PROMPT: Quote word for word the lines below, beginning with the first and ending with the one that has "ax = fig.add_axes([155". Drop the pictures.
··· GIVEN MATERIAL ···
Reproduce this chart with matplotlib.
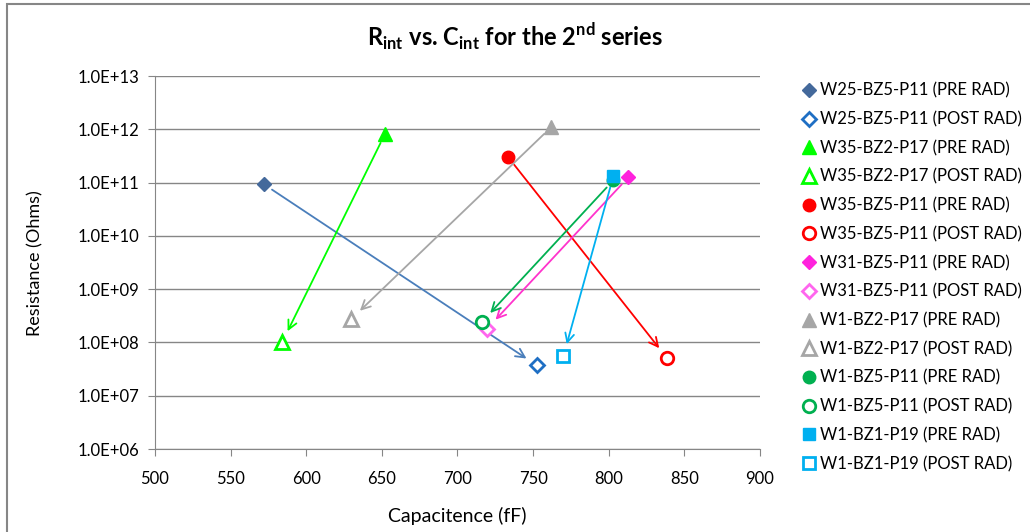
import matplotlib
matplotlib.use("Agg")
import matplotlib.pyplot as plt
from matplotlib.patches import Rectangle
from matplotlib.ticker import FixedLocator, NullLocator

plt.rcParams["font.family"] = ["Lato", "DejaVu Sans"]
plt.rcParams["mathtext.fontset"] = "custom"
plt.rcParams["mathtext.rm"] = "Lato"
plt.rcParams["mathtext.bf"] = "Lato:bold"

# data
devices = ["W25-BZ5-P11", "W35-BZ2-P17", "W35-BZ5-P11", "W31-BZ5-P11",
           "W1-BZ2-P17", "W1-BZ5-P11", "W1-BZ1-P19"]
pre_cap = [572, 652, 733.5, 813, 762, 803, 803]
pre_res = [9.3e10, 8.1e11, 3.0e11, 1.26e11, 1.1e12, 1.1e11, 1.3e11]
post_cap = [752.5, 584, 838.5, 719.5, 629.5, 716, 770]
post_res = [3.7e7, 1.0e8, 5.1e7, 1.8e8, 2.7e8, 2.4e8, 5.5e7]

x_ticks = [500, 550, 600, 650, 700, 750, 800, 850, 900]
y_ticks = [1e6, 1e7, 1e8, 1e9, 1e10, 1e11, 1e12, 1e13]
y_tick_labels = ["1.0E+06", "1.0E+07", "1.0E+08", "1.0E+09",
                 "1.0E+10", "1.0E+11", "1.0E+12", "1.0E+13"]

markers = ["D", "^", "o", "D", "^", "o", "s"]
pre_colors = ["#44699B", "#00FF00", "#FF0000", "#FF22DD", "#A6A6A6", "#00B050", "#00B0F0"]
post_colors = ["#1F6FC4", "#00FF00", "#FF0000", "#FF66EE", "#A6A6A6", "#00B050", "#00B0F0"]
arrow_colors = ["#4A7EBB", "#00FF00", "#FF0000", "#FF33CC", "#A6A6A6", "#00B050", "#00B0F0"]
sizes = {"D": 7.5, "^": 9.5, "o": 9, "s": 9}

fig = plt.figure(figsize=(10.3, 5.32), dpi=100)
ax = fig.add_axes([155 / 1030, 1 - 449 / 532, 605 / 1030, 373 / 532])

grid_c = "#868686"
ax.set_xlim(500, 900)
ax.set_yscale("log")
ax.set_ylim(1e6, 1e13)
ax.xaxis.set_major_locator(FixedLocator(x_ticks))
ax.yaxis.set_major_locator(FixedLocator(y_ticks))
ax.yaxis.set_minor_locator(NullLocator())
ax.set_yticklabels(y_tick_labels)
ax.grid(axis="y", color=grid_c, lw=1)
ax.set_axisbelow(True)
for s in ["top", "right"]:
    ax.spines[s].set_visible(False)
for s in ["left", "bottom"]:
    ax.spines[s].set_color(grid_c)
ax.tick_params(axis="both", direction="out", length=5, color=grid_c,
               labelsize=12, labelcolor="black")
ax.tick_params(axis="x", pad=11)
ax.tick_params(axis="y", pad=6)

for i, dev in enumerate(devices):
    ax.annotate("", xy=(post_cap[i], post_res[i]), xytext=(pre_cap[i], pre_res[i]),
                arrowprops=dict(arrowstyle="->", color=arrow_colors[i], lw=1.3,
                                shrinkA=7, shrinkB=9, mutation_scale=16))
for i, dev in enumerate(devices):
    ms = sizes[markers[i]]
    ax.plot([pre_cap[i]], [pre_res[i]], linestyle="none", marker=markers[i],
            ms=ms, color=pre_colors[i], label=dev + " (PRE RAD)", zorder=5)
    ax.plot([post_cap[i]], [post_res[i]], linestyle="none", marker=markers[i],
            ms=ms, markerfacecolor="white", markeredgecolor=post_colors[i],
            markeredgewidth=2, label=dev + " (POST RAD)", zorder=5)

fig.legend(loc="upper left", bbox_to_anchor=(797 / 1030, 1 - 76 / 532),
           frameon=False, fontsize=12, handlelength=0.6, handletextpad=0.4,
           labelspacing=0.755, borderaxespad=0)

fig.text(515 / 1030, 1 - 36 / 532,
         r"R$_{\mathbf{int}}$ vs. C$_{\mathbf{int}}$ for the 2$^{\mathbf{nd}}$ series",
         ha="center", va="center", fontsize=17, fontweight="bold")
fig.text(457 / 1030, 1 - 516 / 532, "Capacitence (fF)", ha="center", va="center", fontsize=14)
fig.text(35 / 1030, 1 - 263 / 532, "Resistance (Ohms)", ha="center", va="center",
         fontsize=13, rotation=90)

fig.patches.append(Rectangle((7 / 1030, -0.05), 1.1, 1 - 4 / 532 + 0.05,
                             transform=fig.transFigure, fill=False,
                             edgecolor="#868686", lw=1.5))

fig.savefig("out.png", dpi=100)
···
RESPONSE TO THIS TASK:
Reproduce this chart with matplotlib.
import matplotlib
matplotlib.use("Agg")
import matplotlib.pyplot as plt
from matplotlib.patches import Rectangle
from matplotlib.ticker import FixedLocator, NullLocator

plt.rcParams["font.family"] = ["Lato", "DejaVu Sans"]
plt.rcParams["mathtext.fontset"] = "custom"
plt.rcParams["mathtext.rm"] = "Lato"
plt.rcParams["mathtext.bf"] = "Lato:bold"

# data
devices = ["W25-BZ5-P11", "W35-BZ2-P17", "W35-BZ5-P11", "W31-BZ5-P11",
           "W1-BZ2-P17", "W1-BZ5-P11", "W1-BZ1-P19"]
pre_cap = [572, 652, 733.5, 813, 762, 803, 803]
pre_res = [9.3e10, 8.1e11, 3.0e11, 1.26e11, 1.1e12, 1.1e11, 1.3e11]
post_cap = [752.5, 584, 838.5, 719.5, 629.5, 716, 770]
post_res = [3.7e7, 1.0e8, 5.1e7, 1.8e8, 2.7e8, 2.4e8, 5.5e7]

x_ticks = [500, 550, 600, 650, 700, 750, 800, 850, 900]
y_ticks = [1e6, 1e7, 1e8, 1e9, 1e10, 1e11, 1e12, 1e13]
y_tick_labels = ["1.0E+06", "1.0E+07", "1.0E+08", "1.0E+09",
                 "1.0E+10", "1.0E+11", "1.0E+12", "1.0E+13"]

markers = ["D", "^", "o", "D", "^", "o", "s"]
pre_colors = ["#44699B", "#00FF00", "#FF0000", "#FF22DD", "#A6A6A6", "#00B050", "#00B0F0"]
post_colors = ["#1F6FC4", "#00FF00", "#FF0000", "#FF66EE", "#A6A6A6", "#00B050", "#00B0F0"]
arrow_colors = ["#4A7EBB", "#00FF00", "#FF0000", "#FF33CC", "#A6A6A6", "#00B050", "#00B0F0"]
sizes = {"D": 7.5, "^": 9.5, "o": 9, "s": 9}

fig = plt.figure(figsize=(10.3, 5.32), dpi=100)
ax = fig.add_axes([155 / 1030, 1 - 449 / 532, 605 / 1030, 373 / 532])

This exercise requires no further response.